Today is the Solemnity of All Saints and here is my short homily for the feast.
“I saw a huge number, impossible to count, of people from every nation, race, tribe and language; they were standing in front of the throne of the Lamb, dressed in white robes and with palms in their hands.” This vision of heaven lies at the heart of the Feast of All Saints, which began as a celebration of the martyrs, many of whom were unknown by name. St Ephrem the Syrian, in the middle of the 4th Century, mentions a feast dedicated to the saints, all of them martyrs, and St John Chrysostom, about 40 years’ later, assigned the feast to the Sunday after Pentecost. Byzantine Rite Christians still celebrate All Saints on that day. The feast only came to the West when Pope Boniface IV consecrated the Pantheon in Rome for Christian use on May 13th 609. A pagan temple, dedicated to the worship of the entire pantheon of Roman deities, was transformed into a Christian church in honour of all the saints. The feast was observed annually on this date until Pope Gregory III dedicated a chapel in St. Peter's Basilica to "All the Saints" on 1st November some time towards the middle of the 8th Century. It was Pope Gregory IV, who in 835 ordered the feast to be observed on 1st November throughout the Western Church. That is how All Saints came to be celebrated in Britain in the middle of the 9th Century.

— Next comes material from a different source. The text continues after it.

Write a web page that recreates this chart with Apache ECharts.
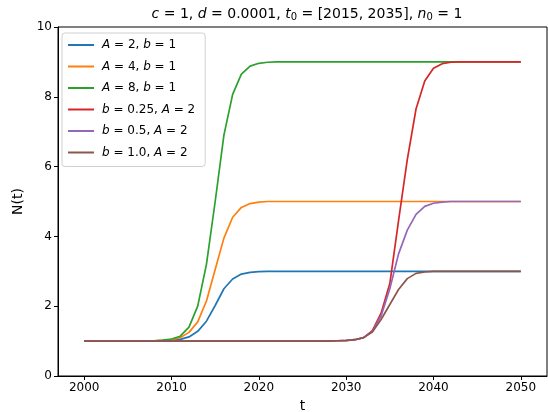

Today we honour all the Saints, those who are famous and universally loved, those who are local and known only to a specific community, those who have gone out of fashion and been replaced by modern saints and those who are completely unknown, in fact, known only to God and to their fellow saints. Among these are members of our own families and community, people we have known and loved and who have had a great influence on our lives and still do through their intercession and the memory of their example and writings.
St John reminds us in today’s second reading that, because of the “love the Father has lavished on us,” we can be “called God’s children, and that is what we are.” This is why St Paul calls all Christians saints. God has poured out his Spirit on us, making us temples of the Holy Spirit, living stones forming the Body of Christ. We are far from perfect, and yet, like the wheat grain that falls to the ground and dies, we are called and destined to be saints. “We are already children of God, but what we are to be in the future has not yet been revealed; all we know is, that when it is revealed, we shall be like him because we shall see him as he really is.”
This is the exiting dynamic of being a Christian, the tension between what we are and what we shall be, the future hidden in the present and the present yet to be revealed in the future. At the Transfiguration, the disciples had a vision of Christ in glory. We too, just occasionally, “see in a glass darkly” a fleeting glimpse of our own future glory in the sight of God. What we cannot normally see in ourselves, we see in the saints. So, let us take heart from their lives and join in that glorious hymn of the saints in heaven, “Praise and glory and wisdom and thanksgiving and honour and power and strength to our God for ever and ever. Amen.”